Guillaume, proclamé roi, ne tarda pas à confirmer avec éclat les paroles que, près de deux ans auparavant, son ministre avait adressées à lady Russell. Le 13 février 1689, le roi Guillaume et la reine Marie, après avoir, le matin, accepté la couronne que leur avait déférée le parlement, tenaient le soir, dans le palais de Whitehall, leur première réception solennelle. Lady Russell n’était point là. Étrangère à toutes les pompes mondaines, même à celles de sa propre cause, elle ne quittait pas plus sa maison que son deuil; mais sa fille, lady Cavendish, parut ce soir-là à la cour avec sa belle-mère, la comtesse de Devonshire : « J’ai baisé la main de la reine et aussi celle du roi, écrivait-elle le lendemain à sa cousine, miss Jane Allington; il y avait au dehors une multitude de feux de joie, et presque toutes les maisons illuminées, ce qui était charmant à voir.
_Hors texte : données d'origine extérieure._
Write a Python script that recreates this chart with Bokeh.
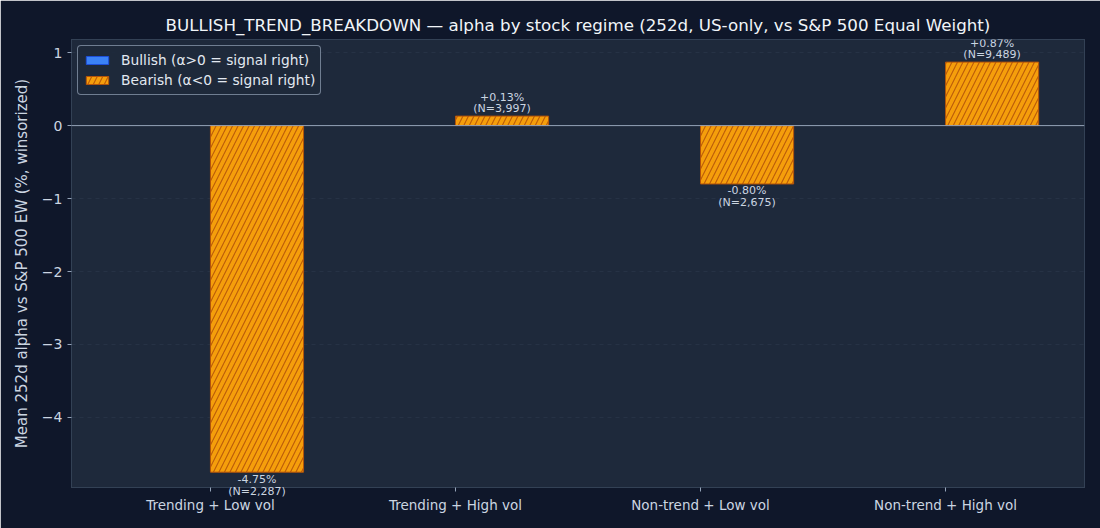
import math
from bokeh.plotting import figure
from bokeh.models import ColumnDataSource, FixedTicker, Span, Legend, LegendItem, CustomJSTickFormatter, Label
from bokeh.transform import dodge
from bokeh.embed import file_html
from bokeh.resources import INLINE

# ---- data ----
categories = ["Trending + Low vol", "Trending + High vol", "Non-trend + Low vol", "Non-trend + High vol"]
bullish_alpha = [math.nan, math.nan, math.nan, math.nan]
bearish_alpha = [-4.75, 0.13, -0.80, 0.87]
bearish_n = [2287, 3997, 2675, 9489]

BG = "#0f172a"
PANEL = "#1e293b"
TXT = "#cbd5e1"
FONT = "DejaVu Sans"
OFFSET = 0.19
BAR_W = 0.38
Y_START, Y_END = -4.96, 1.18

idx = list(range(len(categories)))
src = ColumnDataSource(dict(x=idx, bull=bullish_alpha, bear=bearish_alpha))

p = figure(width=1100, height=528, output_backend="svg", toolbar_location=None,
           x_range=(-0.567, 3.567), y_range=(Y_START, Y_END),
           background_fill_color=PANEL, border_fill_color=BG,
           min_border_left=71, min_border_right=16, min_border_top=39, min_border_bottom=41)

p.title.text = "BULLISH_TREND_BREAKDOWN \u2014 alpha by stock regime (252d, US-only, vs S&P 500 Equal Weight)"
p.title.align = "center"
p.title.text_color = "#f1f5f9"
p.title.text_font = FONT
p.title.text_font_size = "16.7px"
p.title.text_font_style = "normal"

r_bull = p.vbar(x=dodge("x", -OFFSET, range=p.x_range), top="bull", bottom=0, width=BAR_W, source=src,
                fill_color="#3b82f6", line_color="#1d4ed8", line_width=1)
r_bear = p.vbar(x=dodge("x", OFFSET, range=p.x_range), top="bear", bottom=0, width=BAR_W, source=src,
                fill_color="#f59e0b", line_color="#b45309", line_width=1,
                hatch_pattern="right_diagonal_line", hatch_color="#b45309",
                hatch_scale=11, hatch_weight=1.1, hatch_alpha=0.9)

p.add_layout(Span(location=0, dimension="width", line_color="#94a3b8", line_width=1))

# axes (x axis added first so it sits next to the frame)
p.xaxis.ticker = FixedTicker(ticks=idx)
p.xaxis.major_label_overrides = {i: c for i, c in zip(idx, categories)}
p.yaxis.ticker = FixedTicker(ticks=[-4, -3, -2, -1, 0, 1])
p.yaxis.formatter = CustomJSTickFormatter(code="return tick < 0 ? '\u2212' + Math.abs(tick) : '' + tick;")
p.yaxis.axis_label = "Mean 252d alpha vs S&P 500 EW (%, winsorized)"
for ax in (p.xaxis[0], p.yaxis[0]):
    ax.axis_line_color = None
    ax.major_tick_line_color = "#94a3b8"
    ax.major_tick_out = 4
    ax.major_tick_in = 0
    ax.minor_tick_line_color = None
    ax.major_label_text_color = TXT
    ax.major_label_text_font = FONT
    ax.axis_label_text_color = TXT
    ax.axis_label_text_font = FONT
    ax.axis_label_text_font_style = "normal"
p.xaxis.major_label_text_font_size = "13.5px"
p.yaxis.major_label_text_font_size = "14px"
p.yaxis.axis_label_text_font_size = "15px"
p.yaxis.axis_label_standoff = 8

# value labels (two lines each); a line that would fall below the frame is put
# into the lower side panel so that it is not clipped by the frame
for i, v, n in zip(idx, bearish_alpha, bearish_n):
    if v >= 0:
        lines = [(f"{v:+.2f}%", 19), (f"(N={n:,})", 8)]
    else:
        lines = [(f"{v:+.2f}%", -7), (f"(N={n:,})", -19)]
    for txt, off in lines:
        lab = Label(x=i + OFFSET, y=v, text=txt, y_offset=off,
                    text_align="center", text_baseline="middle",
                    text_font=FONT, text_font_size="11px", text_color=TXT)
        outside = v < 0 and (v - Y_START) * 73 < -off + 6
        p.add_layout(lab, "below" if outside else "center")

p.xgrid.grid_line_color = None
p.ygrid.grid_line_color = "#334155"
p.ygrid.grid_line_alpha = 0.4
p.ygrid.grid_line_dash = "4 4"
p.outline_line_color = "#334155"

legend = Legend(items=[
    LegendItem(label="Bullish (\u03b1>0 = signal right)", renderers=[r_bull]),
    LegendItem(label="Bearish (\u03b1<0 = signal right)", renderers=[r_bear]),
], location="top_left")
legend.background_fill_color = PANEL
legend.background_fill_alpha = 0.9
legend.border_line_color = "#94a3b8"
legend.border_line_alpha = 0.7
legend.border_radius = 4
legend.label_text_color = "#e2e8f0"
legend.label_text_font = FONT
legend.label_text_font_size = "13.8px"
legend.glyph_width = 28
legend.glyph_height = 10
legend.label_standoff = 10
legend.padding = 5
legend.spacing = 2
legend.margin = 6
legend.label_height = 18
p.add_layout(legend)

html = file_html(p, INLINE)
html = html.replace("<body>", f'<body style="background:{BG};">', 1)
open("out.html", "w").write(html)
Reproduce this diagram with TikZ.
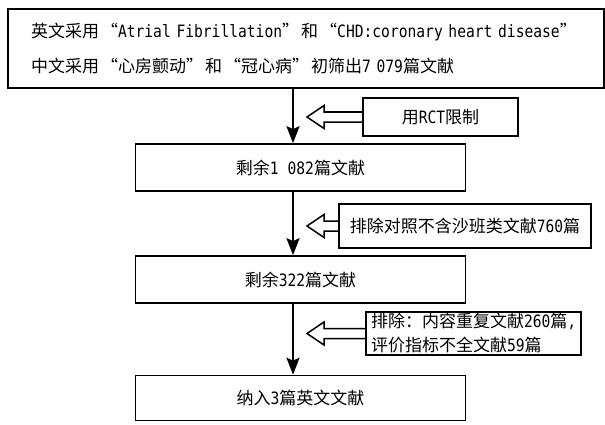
\documentclass[tikz,border=0pt]{standalone}
\usepackage{fontspec}
\setmainfont{Noto Sans CJK SC}
\newfontfamily\latin{DejaVu Sans Mono}[FakeStretch=0.86]
\newcommand{\lat}[1]{{\latin #1}}
\newcommand{\oq}{\kern0.12em“}
\newcommand{\cq}{”\kern0.12em}
\usetikzlibrary{arrows.meta}

\tikzstyle{stage}=[draw, line width=1.6pt, rectangle, minimum width=330pt, minimum height=47pt, inner sep=0pt]
\tikzstyle{filter}=[draw, line width=1.6pt, rectangle, inner sep=0pt]
\tikzstyle{flow}=[line width=2.6pt, -{Stealth[length=17pt, width=13pt, inset=3pt]}]
\tikzstyle{cut}=[line width=1.5pt, line join=miter]

\begin{document}
\begin{tikzpicture}[x=1pt, y=1pt, font=\fontsize{17}{24}\selectfont]
\useasboundingbox (0,0) rectangle (605,424);
\node [stage, minimum width=596pt, minimum height=79pt, text width=550pt, inner xsep=23pt, align=left, font=\fontsize{17}{35}\selectfont] (search) at (306,375.5)
  {英文采用\oq\lat{Atrial Fibrillation}\cq 和\oq\lat{CHD:coronary heart disease}\cq\\
   中文采用\oq 心房颤动\cq 和\oq 冠心病\cq 初筛出\lat{7 079}篇文献};
\node [stage] (rest1) at (300.5,256.5) {剩余\lat{1 082}篇文献};
\node [stage] (rest2) at (300.5,144.5) {剩余\lat{322}篇文献};
\node [stage, minimum height=45pt] (final) at (300.5,26) {纳入\lat{3}篇英文文献};
\node [filter, minimum width=155pt, minimum height=38pt] (rct) at (440.5,307) {用\lat{RCT}限制};
\node [filter, minimum width=252pt, minimum height=44pt] (nocontrol) at (465,198) {排除对照不含沙班类文献\lat{760}篇};
\node [filter, minimum width=215pt, minimum height=43pt, text width=205pt, align=left] (dup) at (473.5,90.5)
  {排除：内容重复文献\lat{260}篇\lat{,}\\评价指标不全文献\lat{59}篇};
\coordinate (axis) at (293,0);
\coordinate (tip) at (307,0);
\coordinate (back) at (324,0);
\draw [flow] (search.south -| axis) -- (rest1.north -| axis);
\draw [flow] (rest1.south -| axis) -- (rest2.north -| axis);
\draw [flow] (rest2.south -| axis) -- (final.north -| axis);
\foreach \nd in {rct, nocontrol, dup}
  \draw [cut] ([yshift=5pt]\nd.west) -- ([yshift=5pt]\nd.west -| back) -- ([yshift=11.5pt]\nd.west -| back)
    -- (\nd.west -| tip) -- ([yshift=-11.5pt]\nd.west -| back) -- ([yshift=-5pt]\nd.west -| back) -- ([yshift=-5pt]\nd.west);
\end{tikzpicture}
\end{document}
On dit que le roi s’applique assidûment aux affaires, et on l’admire beaucoup pour sa prudence dans le règlement de toutes choses. Ce n’est pas un homme de grande mine, et il paraît vulgaire au premier coup d’œil; mais quand on le regarde longtemps, sa physionomie est pleine de ferme sagesse et de bonté. Pour la reine, à tout prendre, elle est vraiment belle, sa figure est très agréable, et sa taille et ses mouvemens pleins d’élégance. Elle est grande, pas si grande pourtant que notre dernière reine. Son salon était plus que rempli, comme vous pouvez le penser. »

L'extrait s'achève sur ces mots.